== Written task ==
Give back every line exactly as it appears, pictures excluded.

++++ Material ++++

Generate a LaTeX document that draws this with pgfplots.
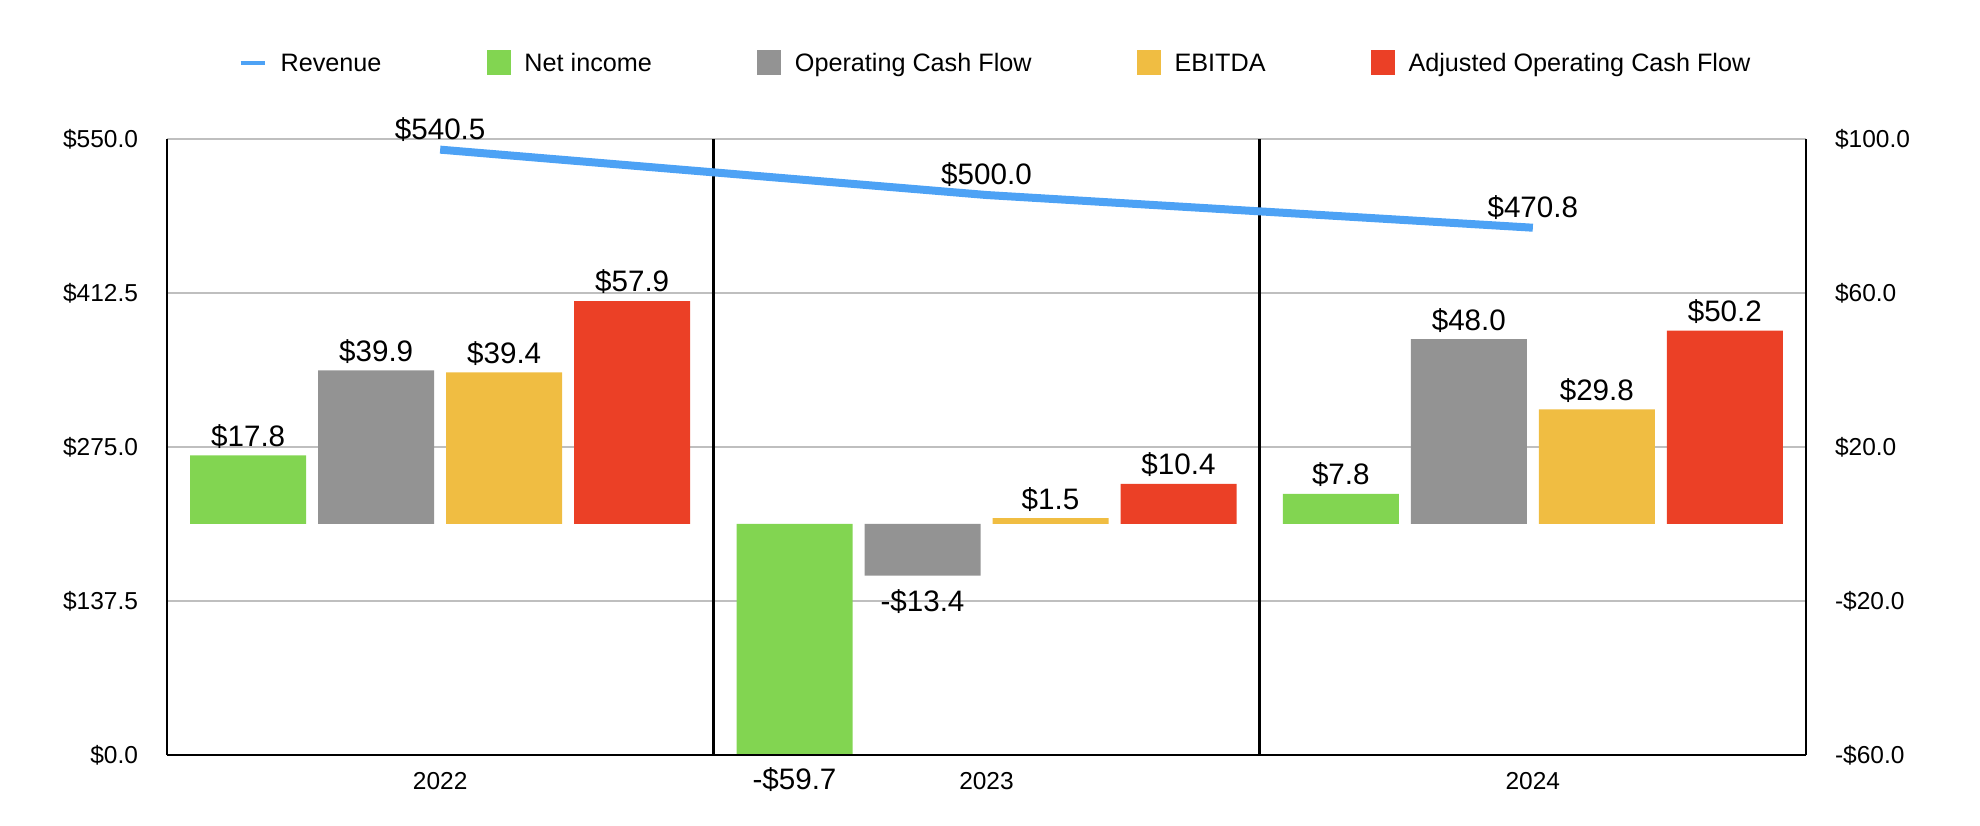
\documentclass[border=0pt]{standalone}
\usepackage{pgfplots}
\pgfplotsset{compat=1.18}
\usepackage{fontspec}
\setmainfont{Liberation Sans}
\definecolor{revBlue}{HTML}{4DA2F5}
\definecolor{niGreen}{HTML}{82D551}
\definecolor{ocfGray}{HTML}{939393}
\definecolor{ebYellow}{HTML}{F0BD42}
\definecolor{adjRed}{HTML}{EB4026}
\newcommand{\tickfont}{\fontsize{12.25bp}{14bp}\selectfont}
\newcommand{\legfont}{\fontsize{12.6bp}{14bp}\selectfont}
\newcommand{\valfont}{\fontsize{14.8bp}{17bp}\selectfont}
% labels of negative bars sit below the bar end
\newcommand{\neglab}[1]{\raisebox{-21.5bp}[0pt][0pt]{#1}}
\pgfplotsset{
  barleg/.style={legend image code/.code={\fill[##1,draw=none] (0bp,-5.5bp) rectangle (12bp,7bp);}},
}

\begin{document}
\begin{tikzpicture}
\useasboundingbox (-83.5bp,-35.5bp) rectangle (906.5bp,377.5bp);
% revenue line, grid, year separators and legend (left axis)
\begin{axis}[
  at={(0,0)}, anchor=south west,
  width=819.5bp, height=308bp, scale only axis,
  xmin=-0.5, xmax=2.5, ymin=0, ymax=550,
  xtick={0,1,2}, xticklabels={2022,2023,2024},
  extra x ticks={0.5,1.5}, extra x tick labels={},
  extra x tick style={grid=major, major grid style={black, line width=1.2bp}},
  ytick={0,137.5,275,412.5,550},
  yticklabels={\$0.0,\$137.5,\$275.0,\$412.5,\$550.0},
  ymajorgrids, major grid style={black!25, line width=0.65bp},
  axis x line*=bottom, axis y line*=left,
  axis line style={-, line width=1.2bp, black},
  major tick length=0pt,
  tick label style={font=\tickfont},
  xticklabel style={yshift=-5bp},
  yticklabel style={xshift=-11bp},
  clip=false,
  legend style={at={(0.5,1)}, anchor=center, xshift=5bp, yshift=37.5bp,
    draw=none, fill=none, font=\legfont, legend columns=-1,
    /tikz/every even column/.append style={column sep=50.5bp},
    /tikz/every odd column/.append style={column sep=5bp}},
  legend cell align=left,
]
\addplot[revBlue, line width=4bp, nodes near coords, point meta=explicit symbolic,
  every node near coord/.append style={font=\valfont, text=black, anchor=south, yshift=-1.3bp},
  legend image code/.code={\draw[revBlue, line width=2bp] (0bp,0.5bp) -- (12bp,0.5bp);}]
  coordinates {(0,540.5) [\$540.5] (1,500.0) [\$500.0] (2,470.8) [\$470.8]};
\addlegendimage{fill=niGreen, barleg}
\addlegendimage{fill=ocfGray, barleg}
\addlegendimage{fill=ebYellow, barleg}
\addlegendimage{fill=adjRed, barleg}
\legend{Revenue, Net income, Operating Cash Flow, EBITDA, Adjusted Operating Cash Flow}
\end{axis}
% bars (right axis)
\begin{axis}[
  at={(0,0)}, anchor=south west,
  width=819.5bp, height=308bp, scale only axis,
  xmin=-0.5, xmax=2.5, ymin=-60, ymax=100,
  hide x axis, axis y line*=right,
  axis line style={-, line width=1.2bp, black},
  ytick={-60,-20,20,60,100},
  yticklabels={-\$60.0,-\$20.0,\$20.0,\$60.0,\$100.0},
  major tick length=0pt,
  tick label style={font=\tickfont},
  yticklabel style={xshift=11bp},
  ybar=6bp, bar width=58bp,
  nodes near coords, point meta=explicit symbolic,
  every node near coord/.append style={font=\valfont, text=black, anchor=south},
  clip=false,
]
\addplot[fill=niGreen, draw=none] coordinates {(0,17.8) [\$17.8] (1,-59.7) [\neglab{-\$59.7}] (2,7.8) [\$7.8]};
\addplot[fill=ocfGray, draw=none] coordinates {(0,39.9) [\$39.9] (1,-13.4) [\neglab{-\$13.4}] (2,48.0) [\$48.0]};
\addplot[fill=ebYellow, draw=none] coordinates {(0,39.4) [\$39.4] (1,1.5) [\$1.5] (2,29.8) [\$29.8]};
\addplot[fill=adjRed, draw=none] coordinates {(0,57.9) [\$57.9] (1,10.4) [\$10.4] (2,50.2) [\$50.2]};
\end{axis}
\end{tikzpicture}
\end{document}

++++

== Completed exercise ==
Generate a LaTeX document that draws this with pgfplots.
\documentclass[border=0pt]{standalone}
\usepackage{pgfplots}
\pgfplotsset{compat=1.18}
\usepackage{fontspec}
\setmainfont{Liberation Sans}
\definecolor{revBlue}{HTML}{4DA2F5}
\definecolor{niGreen}{HTML}{82D551}
\definecolor{ocfGray}{HTML}{939393}
\definecolor{ebYellow}{HTML}{F0BD42}
\definecolor{adjRed}{HTML}{EB4026}
\newcommand{\tickfont}{\fontsize{12.25bp}{14bp}\selectfont}
\newcommand{\legfont}{\fontsize{12.6bp}{14bp}\selectfont}
\newcommand{\valfont}{\fontsize{14.8bp}{17bp}\selectfont}
% labels of negative bars sit below the bar end
\newcommand{\neglab}[1]{\raisebox{-21.5bp}[0pt][0pt]{#1}}
\pgfplotsset{
  barleg/.style={legend image code/.code={\fill[##1,draw=none] (0bp,-5.5bp) rectangle (12bp,7bp);}},
}

\begin{document}
\begin{tikzpicture}
\useasboundingbox (-83.5bp,-35.5bp) rectangle (906.5bp,377.5bp);
% revenue line, grid, year separators and legend (left axis)
\begin{axis}[
  at={(0,0)}, anchor=south west,
  width=819.5bp, height=308bp, scale only axis,
  xmin=-0.5, xmax=2.5, ymin=0, ymax=550,
  xtick={0,1,2}, xticklabels={2022,2023,2024},
  extra x ticks={0.5,1.5}, extra x tick labels={},
  extra x tick style={grid=major, major grid style={black, line width=1.2bp}},
  ytick={0,137.5,275,412.5,550},
  yticklabels={\$0.0,\$137.5,\$275.0,\$412.5,\$550.0},
  ymajorgrids, major grid style={black!25, line width=0.65bp},
  axis x line*=bottom, axis y line*=left,
  axis line style={-, line width=1.2bp, black},
  major tick length=0pt,
  tick label style={font=\tickfont},
  xticklabel style={yshift=-5bp},
  yticklabel style={xshift=-11bp},
  clip=false,
  legend style={at={(0.5,1)}, anchor=center, xshift=5bp, yshift=37.5bp,
    draw=none, fill=none, font=\legfont, legend columns=-1,
    /tikz/every even column/.append style={column sep=50.5bp},
    /tikz/every odd column/.append style={column sep=5bp}},
  legend cell align=left,
]
\addplot[revBlue, line width=4bp, nodes near coords, point meta=explicit symbolic,
  every node near coord/.append style={font=\valfont, text=black, anchor=south, yshift=-1.3bp},
  legend image code/.code={\draw[revBlue, line width=2bp] (0bp,0.5bp) -- (12bp,0.5bp);}]
  coordinates {(0,540.5) [\$540.5] (1,500.0) [\$500.0] (2,470.8) [\$470.8]};
\addlegendimage{fill=niGreen, barleg}
\addlegendimage{fill=ocfGray, barleg}
\addlegendimage{fill=ebYellow, barleg}
\addlegendimage{fill=adjRed, barleg}
\legend{Revenue, Net income, Operating Cash Flow, EBITDA, Adjusted Operating Cash Flow}
\end{axis}
% bars (right axis)
\begin{axis}[
  at={(0,0)}, anchor=south west,
  width=819.5bp, height=308bp, scale only axis,
  xmin=-0.5, xmax=2.5, ymin=-60, ymax=100,
  hide x axis, axis y line*=right,
  axis line style={-, line width=1.2bp, black},
  ytick={-60,-20,20,60,100},
  yticklabels={-\$60.0,-\$20.0,\$20.0,\$60.0,\$100.0},
  major tick length=0pt,
  tick label style={font=\tickfont},
  yticklabel style={xshift=11bp},
  ybar=6bp, bar width=58bp,
  nodes near coords, point meta=explicit symbolic,
  every node near coord/.append style={font=\valfont, text=black, anchor=south},
  clip=false,
]
\addplot[fill=niGreen, draw=none] coordinates {(0,17.8) [\$17.8] (1,-59.7) [\neglab{-\$59.7}] (2,7.8) [\$7.8]};
\addplot[fill=ocfGray, draw=none] coordinates {(0,39.9) [\$39.9] (1,-13.4) [\neglab{-\$13.4}] (2,48.0) [\$48.0]};
\addplot[fill=ebYellow, draw=none] coordinates {(0,39.4) [\$39.4] (1,1.5) [\$1.5] (2,29.8) [\$29.8]};
\addplot[fill=adjRed, draw=none] coordinates {(0,57.9) [\$57.9] (1,10.4) [\$10.4] (2,50.2) [\$50.2]};
\end{axis}
\end{tikzpicture}
\end{document}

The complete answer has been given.